This is the second article in our series profiling the chefs of Brookline.
For Doug Organ, the trick to being a good chef is staying out of the kitchen.
"My nature, when I get in the kitchen, I start changing things," said Organ, the fussy chef behind Brookline's Dorado Tacos & Cemitas. "So I essentially need to keep out of there."
But that doesn't mean Organ has left his menu untouched in the year since he opened Dorado in JFK Crossing last summer. While the signature dishes – fish tacos and a Mexican sandwich called a cemita – haven't changed, Organ has added new items, including quesadillas, and beer to the menu while rotating seasonal favorites in and out.
Most days, Organ can be found shuttling plates of trays of tacos from the kitchen to the restaurant's small seating area, which seems to be crowded most hours of the day. The veteran restaurateur said he'd designed the restaurant with college students and young professionals in mind, but has been surprised to find many elderly couples and families with young kids parked at his tables most days.
Organ had actually has his heart set on a location in Coolidge Corner, but settled for storefront in JFK Crossing after he was priced out of the neighborhood, despite its proximity to the venerable Anna's Taqueria on Harvard Street. It was a risk, he said, that has paid off.
Organ has a history of taking risks. A California kid who opened his first restaurant at the age of 21, Organ moved out east and opened Café D in Jamaica Plain after his splitting with his business partner in San Diego. He sold the popular restaurant two years ago to focus on his new venture.

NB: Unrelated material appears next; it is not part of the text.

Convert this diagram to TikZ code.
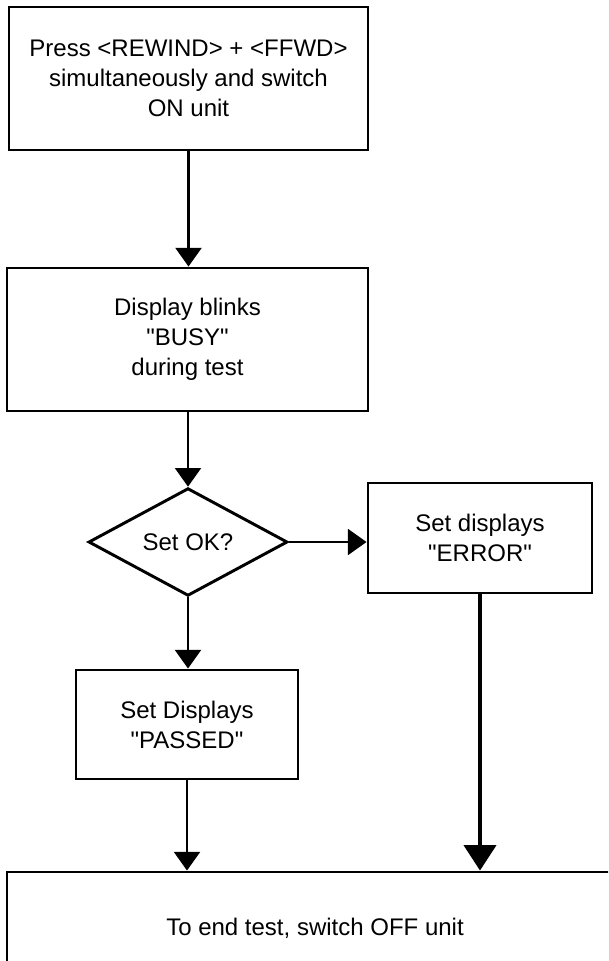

The inspiration for Dorado was the fish taco on the menu at Café D, which became a surprise hit when he added them on whim.
"I did it almost as a joke," he recalled. "It unleashed something and people responded in a big way."
From that original "Dorado" taco – fried Atlantic pollock with salsa fresca, radishes and a chipotle crema – Organ added a less spicy fish taco along with tacos filled with grilled swordfish, shrimp and several more common meats. Wanting to avoid competition with Brookline's many taquerias, he eschewed burritos and instead rounded out the menu with cemitas, a Mexican street food made with black beans, chipotles, avocado, Oaxaca cheese and cilantro.
In the year since he opened, he added quesadillas for the adventurous diners and kids tacos for the many families attracted the new spot. He also killed an Asian-inspired taco that wasn't selling well enough to justify the extra work.
But despite the adjustments over the last year, Organ is confident his little experiment has proven itself.
"We've hit some nerve – I don't know exactly what it is," he said. "I'm already looking for my next location."